Um Zepelim para Belford Roxo

por soaressilva

(Um texto antigo sobre a afirmação de que não se pode criticar um romance pelo assunto, mas só pela maneira com que é desenvolvido.)

Essencialmente o que quero quando leio um romance é a sensação de estar vivo num lugar em que eu queira estar vivo. A sensação de estar de pé num corpo que não é meu, ou a de não estar em corpo nenhum, uma consciência descarnada passeando por aí, observando outros corpos e outras vidas e sentindo os cheiros, as brisas, as mudanças de pressão.

Um romance é ao mesmo tempo o meio de transporte e o destino, o meio de transporte sendo o estilo e a habilidade geral do escritor, o destino sendo onde quer que você se imagine enquanto lê o livro. Alguns romances são um meio de transporte vagabundo, ou não especialmente digno de nota, mas me levam exatamente para onde eu quero ir no momento, digamos a Promenade des Anglaises ou Key West ou Oxfordshire ou as ilhas Grenada. Outros romances são meios de transporte excepcionais mas me levam para lugares onde não quero ir: um Flying Scotsman para a caatinga, um Mirabella V para o Largo 13, um Bugatti Veyron para o Capão Redondo, ou um Expresso do Oriente direto para Osasco.

Seria de se esperar que todos concordassem que o ideal é um romance que seja um meio de transporte excelente para um destino excelente – mas nãããão. Se um romance é um avião, a maior parte dos leitores sérios de ficção também séria parece exclusivamente interessada na beleza do avião, na sua estabilidade e engenharia, na história da aviação e tal, e fica um pouco impaciente quando alguém reclama da feiúra da paisagem vista pela janela. De fato, é de mau tom reclamar do destino; isso é o escritor que tem que decidir; cale a boca e admire o design dessa asa.

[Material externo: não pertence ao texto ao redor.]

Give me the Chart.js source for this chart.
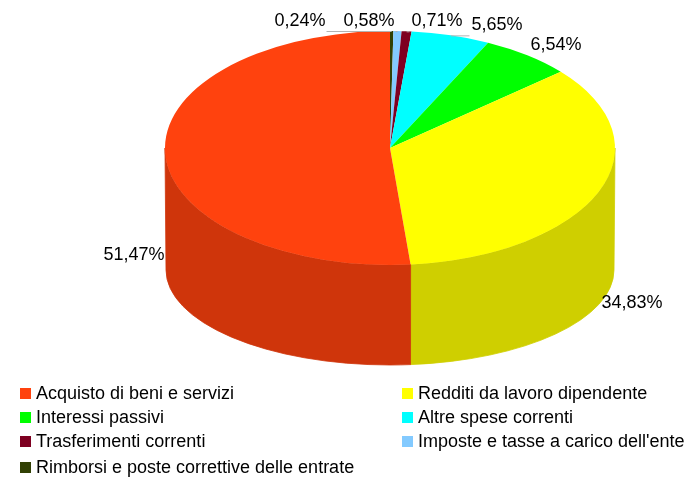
<!DOCTYPE html>
<html>
<head>
<meta charset="utf-8">
<script src="https://cdn.jsdelivr.net/npm/chart.js@4/dist/chart.umd.min.js"></script>
<style>
  html, body { margin: 0; padding: 0; background: #fff; }
  #wrap { position: relative; width: 689px; height: 477px; font-family: "Liberation Sans", Arial, sans-serif; }
  #pie { position: absolute; left: 0; top: 0; }
  .leg { position: absolute; font-size: 18px; color: #000; white-space: nowrap; line-height: 20px; }
  .leg i { display: inline-block; width: 11px; height: 11px; margin-right: 5px; vertical-align: 0px; }
</style>
</head>
<body>
<div id="wrap">
  <canvas id="pie" width="689" height="477"></canvas>
</div>
<script>
// categorie (ordine legenda)
const categories = [
    'Acquisto di beni e servizi',
    'Redditi da lavoro dipendente',
    'Interessi passivi',
    'Altre spese correnti',
    'Trasferimenti correnti',
    "Imposte e tasse a carico dell'ente",
    'Rimborsi e poste correttive delle entrate'
];
// percentuali
const percentages = [51.47, 34.83, 6.54, 5.65, 0.71, 0.58, 0.24];
const colors = ['#ff420e', '#ffff00', '#00ff00', '#00ffff', '#7e0021', '#83caff', '#314004'];

// geometria del "3D" (ellisse superiore e inferiore)
const TOP = { x: 390, y: 148, rx: 225, ry: 117 };
const BOTTOM = { x: 390, y: 270, rx: 224, ry: 95 };

// posizione etichette (centro testo), stesso ordine delle categorie
const labelPos = [[134, 255], [632, 303], [556, 45], [497, 25], [437, 21], [369, 21], [300, 21]];
const leaderIdx = [3, 4, 5, 6];

// legenda: colonna x, riga y
const legendCols = [20, 402];
const legendRows = [393, 417, 441, 467];

function darker(hex, f) {
    const n = parseInt(hex.slice(1), 16);
    const r = Math.round(((n >> 16) & 255) * f);
    const g = Math.round(((n >> 8) & 255) * f);
    const b = Math.round((n & 255) * f);
    return `rgb(${r},${g},${b})`;
}

function fmt(v) {
    return v.toFixed(2).replace('.', ',') + '%';
}

// la torta va in senso orario dall'alto partendo dall'ultima voce
const pieLabels = categories.slice().reverse();
const pieData = percentages.slice().reverse();
const pieColors = colors.slice().reverse();

const pie3d = {
    id: 'pie3d',
    beforeDatasetsDraw(chart) {
        const ctx = chart.ctx;
        const arcs = chart.getDatasetMeta(0).data;
        const a0 = arcs[0];
        // pareti laterali
        arcs.forEach((arc, i) => {
            const a = Math.max(arc.startAngle, 0);
            const b = Math.min(arc.endAngle, Math.PI);
            if (a >= b) return;
            ctx.beginPath();
            ctx.ellipse(TOP.x, TOP.y, TOP.rx, TOP.ry, 0, a, b, false);
            ctx.ellipse(BOTTOM.x, BOTTOM.y, BOTTOM.rx, BOTTOM.ry, 0, b, a, true);
            ctx.closePath();
            ctx.fillStyle = ctx.strokeStyle = darker(pieColors[i], 0.81);
            ctx.lineWidth = 0.8;
            ctx.fill();
            ctx.stroke();
        });
        // faccia superiore: cerchio -> ellisse
        ctx.save();
        ctx.translate(TOP.x, TOP.y);
        ctx.scale(TOP.rx / a0.outerRadius, TOP.ry / a0.outerRadius);
        ctx.translate(-a0.x, -a0.y);
    },
    afterDatasetsDraw(chart) {
        const ctx = chart.ctx;
        ctx.restore();
        const arcs = chart.getDatasetMeta(0).data;
        ctx.font = '18px "Liberation Sans", Arial, sans-serif';
        ctx.textAlign = 'center';
        ctx.textBaseline = 'middle';
        percentages.forEach((v, i) => {
            const arc = arcs[arcs.length - 1 - i];
            const [lx, ly] = labelPos[i];
            const txt = fmt(v);
            if (leaderIdx.includes(i)) {
                const mid = (arc.startAngle + arc.endAngle) / 2;
                const px = TOP.x + TOP.rx * Math.cos(mid);
                const py = TOP.y + TOP.ry * Math.sin(mid);
                const w = ctx.measureText(txt).width;
                const ex = px > lx ? lx + w / 2 + 1 : lx - w / 2 - 2;
                ctx.beginPath();
                ctx.moveTo(px, py + 0.5);
                ctx.lineTo(ex, py + 0.5);
                ctx.strokeStyle = '#b3b3b3';
                ctx.lineWidth = 1;
                ctx.stroke();
            }
            ctx.fillStyle = '#000';
            ctx.fillText(txt, lx, ly);
        });
    }
};

new Chart(document.getElementById('pie'), {
    type: 'pie',
    data: {
        labels: pieLabels,
        datasets: [{ data: pieData, backgroundColor: pieColors, borderWidth: 0 }]
    },
    options: {
        responsive: false,
        animation: false,
        events: [],
        layout: { padding: 20 },
        plugins: { legend: { display: false }, tooltip: { enabled: false } }
    },
    plugins: [pie3d]
});

// legenda HTML a due colonne
const wrap = document.getElementById('wrap');
categories.forEach((name, i) => {
    const d = document.createElement('div');
    d.className = 'leg';
    d.style.left = legendCols[i % 2] + 'px';
    d.style.top = (legendRows[Math.floor(i / 2)] - 10) + 'px';
    d.innerHTML = `<i style="background:${colors[i]}"></i>${name}`;
    wrap.appendChild(d);
});
</script>
</body>
</html>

E compreendo também que não se pode criticar uma linha aérea pelo ponto de destino – que não se pode chegar no balcão da linha aérea e dizer, “O quê, um avião pra Uganda? Que bosta!”, por mais que se tenha vontade. Posso reclamar de uma linha aérea porque me serviram refrigerante sem gás, mas não porque me levam pro Inferno.

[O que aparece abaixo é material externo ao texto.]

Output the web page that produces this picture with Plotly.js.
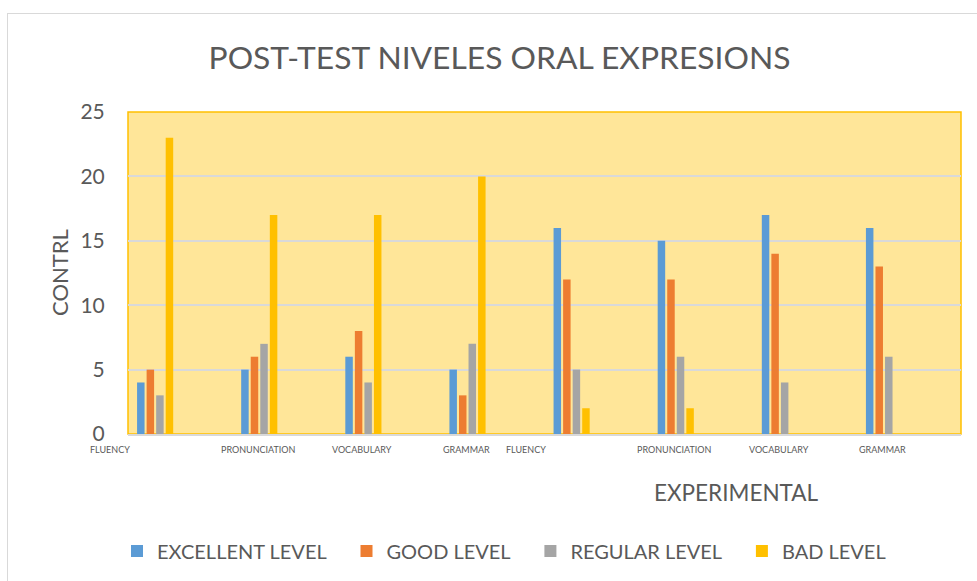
<!DOCTYPE html>
<html>
<head>
<meta charset="utf-8">
<script src="https://cdn.plot.ly/plotly-3.0.1.min.js"></script>
<style>
  html, body { margin: 0; padding: 0; overflow: hidden; background: #ffffff; width: 977px; height: 581px; }
  #frame { position: absolute; left: 7px; top: 13px; width: 1000px; height: 600px; border: 1px solid #D9D9D9; }
  #chart { width: 1000px; height: 600px; }
</style>
</head>
<body>
<div id="frame"><div id="chart"></div></div>
<script>
// ---- data ----
const categories = ['FLUENCY', 'PRONUNCIATION', 'VOCABULARY', 'GRAMMAR',
                    'FLUENCY', 'PRONUNCIATION', 'VOCABULARY', 'GRAMMAR'];
const seriesNames = ['EXCELLENT LEVEL', 'GOOD LEVEL', 'REGULAR LEVEL', 'BAD LEVEL'];
const excellent = [4, 5, 6, 5, 16, 15, 17, 16];
const good      = [5, 6, 8, 3, 12, 12, 14, 13];
const regular   = [3, 7, 4, 7, 5, 6, 4, 6];
const bad       = [23, 17, 17, 20, 2, 2, 0, 0];
const yTicks    = [0, 5, 10, 15, 20, 25];
const chartTitle = 'POST-TEST NIVELES ORAL EXPRESIONS';
const yTitle = 'CONTRL';
const xTitle = 'EXPERIMENTAL';

// ---- styling ----
const colors = ['#5B9BD5', '#ED7D31', '#A5A5A5', '#FFC000'];
const textColor = '#595959';
const FONT = 'Lato, "Open Sans", sans-serif';
const barWidth = 0.072;
const firstOffset = 0.087;
const barStep = 0.0917;
const labelShift = [-0.173, 0.258, 0.25, 0.25, -0.173, 0.25, 0.25, 0.25];
const legendPad = '\u00a0\u00a0\u00a0';

const xIdx = categories.map((c, i) => i);
const values = [excellent, good, regular, bad];
const nCat = categories.length;

const traces = values.map((vals, k) => ({
  type: 'bar',
  name: seriesNames[k] + (k < values.length - 1 ? legendPad : ''),
  x: xIdx,
  y: vals,
  offset: firstOffset + k * barStep,
  width: barWidth,
  marker: { color: colors[k], line: { width: 0 } },
  hoverinfo: 'x+y+name'
}));

const annotations = categories.map((c, i) => ({
  text: c, xref: 'paper', yref: 'paper', x: (i + labelShift[i]) / nCat, y: 0,
  xanchor: 'center', yanchor: 'middle', yshift: -15, showarrow: false,
  font: { family: FONT, size: 9, color: textColor }
}));
annotations.push({
  text: yTitle, xref: 'paper', yref: 'paper', x: 0, y: 0.5, xshift: -69,
  xanchor: 'center', yanchor: 'middle', textangle: -90, showarrow: false,
  font: { family: FONT, size: 22, color: textColor }
});
annotations.push({
  text: xTitle, xref: 'paper', yref: 'paper', x: 0.731, y: 0, yshift: -58,
  xanchor: 'center', yanchor: 'middle', showarrow: false,
  font: { family: FONT, size: 22.5, color: textColor }
});

const layout = {
  width: 1000, height: 600,
  margin: { l: 120, r: 47, t: 98, b: 180 },
  paper_bgcolor: '#FFFFFF',
  plot_bgcolor: '#FFE699',
  barmode: 'overlay',
  title: {
    text: chartTitle, xref: 'container', yref: 'container',
    x: 0.4915, y: 0.9267, xanchor: 'center', yanchor: 'middle',
    font: { family: FONT, size: 31.8, color: textColor }
  },
  xaxis: {
    range: [0, nCat], showticklabels: false, showgrid: false, zeroline: false,
    showline: true, linecolor: '#D9D9D9', linewidth: 2, ticks: '', fixedrange: true
  },
  yaxis: {
    range: [0, 25], tickvals: yTicks, ticktext: yTicks.map(String),
    showgrid: true, gridcolor: '#D9D9D9', gridwidth: 2, zeroline: false,
    showline: false, ticks: 'outside', ticklen: 18, tickcolor: 'rgba(0,0,0,0)',
    tickfont: { family: FONT, size: 21, color: textColor }, fixedrange: true
  },
  legend: {
    orientation: 'h', xref: 'container', yref: 'container',
    x: 0.109, y: 0.105, xanchor: 'left', yanchor: 'middle',
    font: { family: FONT, size: 20, color: textColor },
    bgcolor: 'rgba(0,0,0,0)', traceorder: 'normal'
  },
  shapes: [{
    type: 'rect', xref: 'paper', yref: 'paper', x0: 0, x1: 1, y0: 0, y1: 1,
    line: { color: '#FFC000', width: 1.5 }, fillcolor: 'rgba(0,0,0,0)', layer: 'between'
  }],
  annotations: annotations,
  showlegend: true
};

Plotly.newPlot('chart', traces, layout, { displayModeBar: false, staticPlot: true });
</script>
</body>
</html>
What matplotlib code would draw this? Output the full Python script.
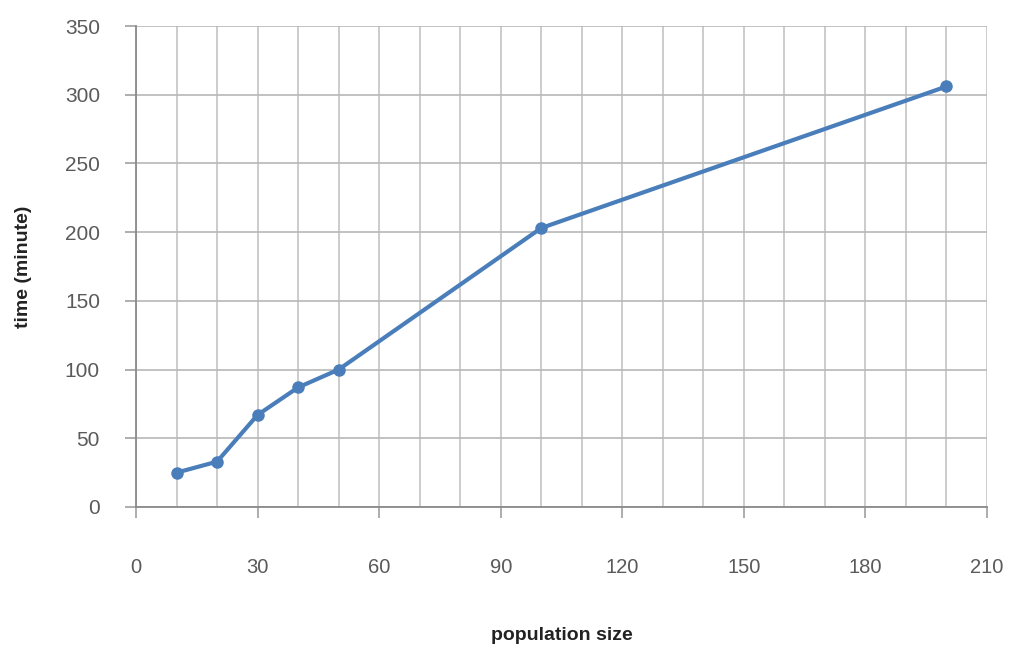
import matplotlib
matplotlib.use("Agg")
import matplotlib.pyplot as plt
from matplotlib.ticker import MultipleLocator

population = [10, 20, 30, 40, 50, 100, 200]
time_min = [25, 33, 67, 87, 100, 203, 306]

x_ticks = [0, 30, 60, 90, 120, 150, 180, 210]
y_ticks = [0, 50, 100, 150, 200, 250, 300, 350]

plt.rcParams['font.family'] = ['Liberation Sans', 'DejaVu Sans']

fig = plt.figure(figsize=(10.18, 6.48), dpi=100)
ax = fig.add_axes([136/1018, 1-507/648, (987-136)/1018, (507-26)/648])

ax.plot(population, time_min, color='#4a7ebb', lw=3, marker='o', ms=8,
        mfc='#4a7ebb', mec='#4a7ebb', zorder=3, clip_on=False)

ax.set_xlim(0, 210)
ax.set_ylim(0, 350)
ax.set_xticks(x_ticks)
ax.set_yticks(y_ticks)
ax.xaxis.set_minor_locator(MultipleLocator(10))

ax.grid(which='major', axis='y', color='#b8b8b8', lw=1.2)
ax.grid(which='both', axis='x', color='#c4c4c4', lw=1.2)

for s in ['top', 'right']:
    ax.spines[s].set_visible(False)
for s in ['left', 'bottom']:
    ax.spines[s].set_color('#8a8a8a')
    ax.spines[s].set_linewidth(1.3)

ax.tick_params(axis='y', which='major', length=8, width=1.2, color='#a0a0a0',
               labelsize=15, labelcolor='#5a5a5a', pad=18)
ax.tick_params(axis='x', which='major', length=8, width=1.2, color='#a0a0a0',
               labelsize=14.5, labelcolor='#5a5a5a', pad=29)
ax.tick_params(axis='x', which='minor', length=0)

ax.set_xlabel('population size', fontsize=14, fontweight='bold', color='#222222')
ax.xaxis.set_label_coords(0.5, -120/481)
ax.set_ylabel('time (minute)', fontsize=14, fontweight='bold', color='#222222')
ax.yaxis.set_label_coords(-104/851, 0.5)

fig.savefig('out.png', dpi=100, facecolor='white')
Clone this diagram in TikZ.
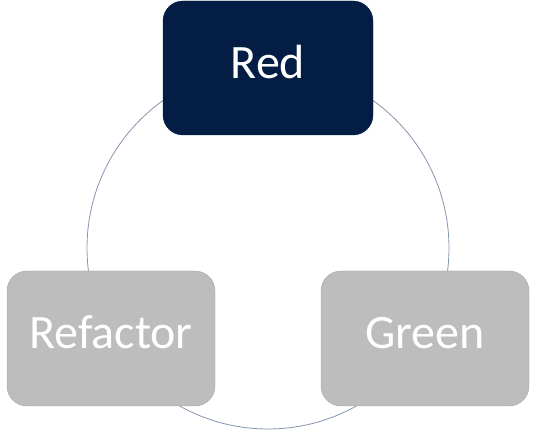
\documentclass[tikz,border=0pt]{standalone}
\usepackage{fontspec}
\setmainfont{Carlito}
\usetikzlibrary{positioning}

\definecolor{navy}{HTML}{031D44}
\definecolor{boxgray}{HTML}{BDBDBD}
\definecolor{boxedge}{HTML}{A5A5A5}
\definecolor{ringline}{HTML}{8595AE}

\tikzset{
  phase/.style={draw,rounded corners=20pt,minimum width=208pt,minimum height=135pt,
    text=white,font=\fontsize{48}{58}\selectfont,inner sep=0pt,
    text height=30pt,text depth=9pt},
  idle/.style={phase,fill=boxgray,draw=boxedge},
  active/.style={phase,fill=navy,draw=navy}
}

\begin{document}
\begin{tikzpicture}[x=1pt,y=1pt]
        \useasboundingbox (0,0) rectangle (535,433);
        \node [draw=ringline,line width=0.8pt,circle,minimum size=362pt,inner sep=0pt] at (268,185) (ring){};

        \node [active,minimum width=210pt,minimum height=134pt] at (268,365) (red){Red};
        \node [idle] at (111,94.5) (refactor){Refactor};
        \node [idle] at (425,94.5) (green){Green};
      \end{tikzpicture}
\end{document}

E, ok, às vezes acontece que não reclamo. Se a decoração do avião for bonita, ou nem um avião, digamos se estivermos a bordo de um LZ 127 Graf Zeppelin a caminho de Belford Roxo, talvez eu consiga só prestar atenção nos vidros Lalique e evitar olhar pela janela. Mas mesmo assim, né, não quero ir pra Belford Roxo.

Ao que, claro, me dizem sensatamente Então não vai, ué. E não vou, quase nunca. Mas não me basta não ir. Tenho que ficar no aeroporto reclamando do fato de tantos zepelins tão bonitos e tantos pilotos tão hábeis voando exclusivamente para Belford Roxo, só porque uma convenção tola estabeleceu que quanto mais feio o ponto de destino mais artística é a viagem, e que há algo de profundamente kitsch em querer ir para um lugar onde você realmente goste de ficar.

(Para o espírito de Guimarães Rosa. Onde quer que você esteja, um chute nas suas canelas.)